— START Provided material —

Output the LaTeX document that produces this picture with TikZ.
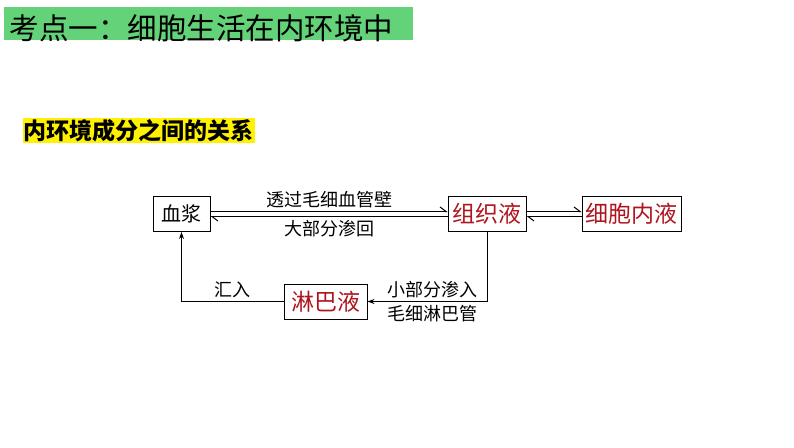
\documentclass[tikz,border=0pt]{standalone}
\usepackage{fontspec}
\newfontfamily\cjk{Noto Sans CJK SC}
\usetikzlibrary{arrows.meta, positioning}
\definecolor{titlegreen}{RGB}{100,210,120}
\definecolor{fluidred}{RGB}{175,20,30}

\begin{document}
\begin{tikzpicture}[
x=1pt, y=-1pt,
>={Stealth[length=7pt, width=5pt]},
line width=1pt,
box/.style={draw, line width=1pt, minimum height=35pt, inner sep=2pt, font=\cjk\fontsize{20}{20}\selectfont},
fluid/.style={box, text=fluidred, font=\cjk\fontsize{23}{23}\selectfont},
lbl/.style={font=\cjk\fontsize{18}{18}\selectfont, inner sep=3pt},
half/.style={-{Straight Barb[left, length=6pt, width=9pt]}}
]
\useasboundingbox (0,0) rectangle (794,447);

% --- Titres ---
\node[fill=titlegreen, minimum width=409pt, minimum height=33pt, inner sep=0pt, anchor=north west] (titlebar) at (3,6) {};
\node[anchor=west, inner sep=0pt, font=\cjk\fontsize{29.5}{29.5}\selectfont] (title) at (9,28.5) {考点一：细胞生活在内环境中};
\node[fill=yellow, anchor=west, inner sep=1pt, font=\cjk\bfseries\fontsize{23}{23}\selectfont] (heading) at (22,130.5) {内环境成分之间的关系};

% --- Noeuds ---
\node[box, minimum width=57pt] (plasma) at (181.5,214) {血浆};
\node[fluid, minimum width=78pt] (tissue) at (487,214) {组织液};
\node[fluid, minimum width=99pt] (cell) at (631.5,214) {细胞内液};
\node[fluid, minimum width=83pt] (lymph) at (325.5,301.5) {淋巴液};

% --- Echanges plasma / liquide tissulaire ---
\draw[half] ([yshift=2.5pt]plasma.east) -- ([yshift=2.5pt]tissue.west)
node[lbl, midway, above] {透过毛细血管壁};
\draw[half] ([yshift=-2.5pt]tissue.west) -- ([yshift=-2.5pt]plasma.east)
node[lbl, midway, below] {大部分渗回};

% --- Echanges avec le liquide intracellulaire ---
\draw[half] ([yshift=2.5pt]tissue.east) -- ([yshift=2.5pt]cell.west);
\draw[half] ([yshift=-2.5pt]cell.west) -- ([yshift=-2.5pt]tissue.east);

% --- Boucle lymphatique ---
\draw[->] (tissue.south) |- (lymph.east)
node[lbl, pos=0.73, above] {小部分渗入}
node[lbl, pos=0.73, below] {毛细淋巴管};
\draw[->] (lymph.west) -| (plasma.south)
node[lbl, pos=0.25, above] {汇入};

\end{tikzpicture}
\end{document}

— END Provided material —

Goal ::
Write out the full set of lines verbatim, without the pictures.

Answer to this exercise ::
Output the LaTeX document that produces this picture with TikZ.
\documentclass[tikz,border=0pt]{standalone}
\usepackage{fontspec}
\newfontfamily\cjk{Noto Sans CJK SC}
\usetikzlibrary{arrows.meta, positioning}
\definecolor{titlegreen}{RGB}{100,210,120}
\definecolor{fluidred}{RGB}{175,20,30}

\begin{document}
\begin{tikzpicture}[
x=1pt, y=-1pt,
>={Stealth[length=7pt, width=5pt]},
line width=1pt,
box/.style={draw, line width=1pt, minimum height=35pt, inner sep=2pt, font=\cjk\fontsize{20}{20}\selectfont},
fluid/.style={box, text=fluidred, font=\cjk\fontsize{23}{23}\selectfont},
lbl/.style={font=\cjk\fontsize{18}{18}\selectfont, inner sep=3pt},
half/.style={-{Straight Barb[left, length=6pt, width=9pt]}}
]
\useasboundingbox (0,0) rectangle (794,447);

% --- Titres ---
\node[fill=titlegreen, minimum width=409pt, minimum height=33pt, inner sep=0pt, anchor=north west] (titlebar) at (3,6) {};
\node[anchor=west, inner sep=0pt, font=\cjk\fontsize{29.5}{29.5}\selectfont] (title) at (9,28.5) {考点一：细胞生活在内环境中};
\node[fill=yellow, anchor=west, inner sep=1pt, font=\cjk\bfseries\fontsize{23}{23}\selectfont] (heading) at (22,130.5) {内环境成分之间的关系};

% --- Noeuds ---
\node[box, minimum width=57pt] (plasma) at (181.5,214) {血浆};
\node[fluid, minimum width=78pt] (tissue) at (487,214) {组织液};
\node[fluid, minimum width=99pt] (cell) at (631.5,214) {细胞内液};
\node[fluid, minimum width=83pt] (lymph) at (325.5,301.5) {淋巴液};

% --- Echanges plasma / liquide tissulaire ---
\draw[half] ([yshift=2.5pt]plasma.east) -- ([yshift=2.5pt]tissue.west)
node[lbl, midway, above] {透过毛细血管壁};
\draw[half] ([yshift=-2.5pt]tissue.west) -- ([yshift=-2.5pt]plasma.east)
node[lbl, midway, below] {大部分渗回};

% --- Echanges avec le liquide intracellulaire ---
\draw[half] ([yshift=2.5pt]tissue.east) -- ([yshift=2.5pt]cell.west);
\draw[half] ([yshift=-2.5pt]cell.west) -- ([yshift=-2.5pt]tissue.east);

% --- Boucle lymphatique ---
\draw[->] (tissue.south) |- (lymph.east)
node[lbl, pos=0.73, above] {小部分渗入}
node[lbl, pos=0.73, below] {毛细淋巴管};
\draw[->] (lymph.west) -| (plasma.south)
node[lbl, pos=0.25, above] {汇入};

\end{tikzpicture}
\end{document}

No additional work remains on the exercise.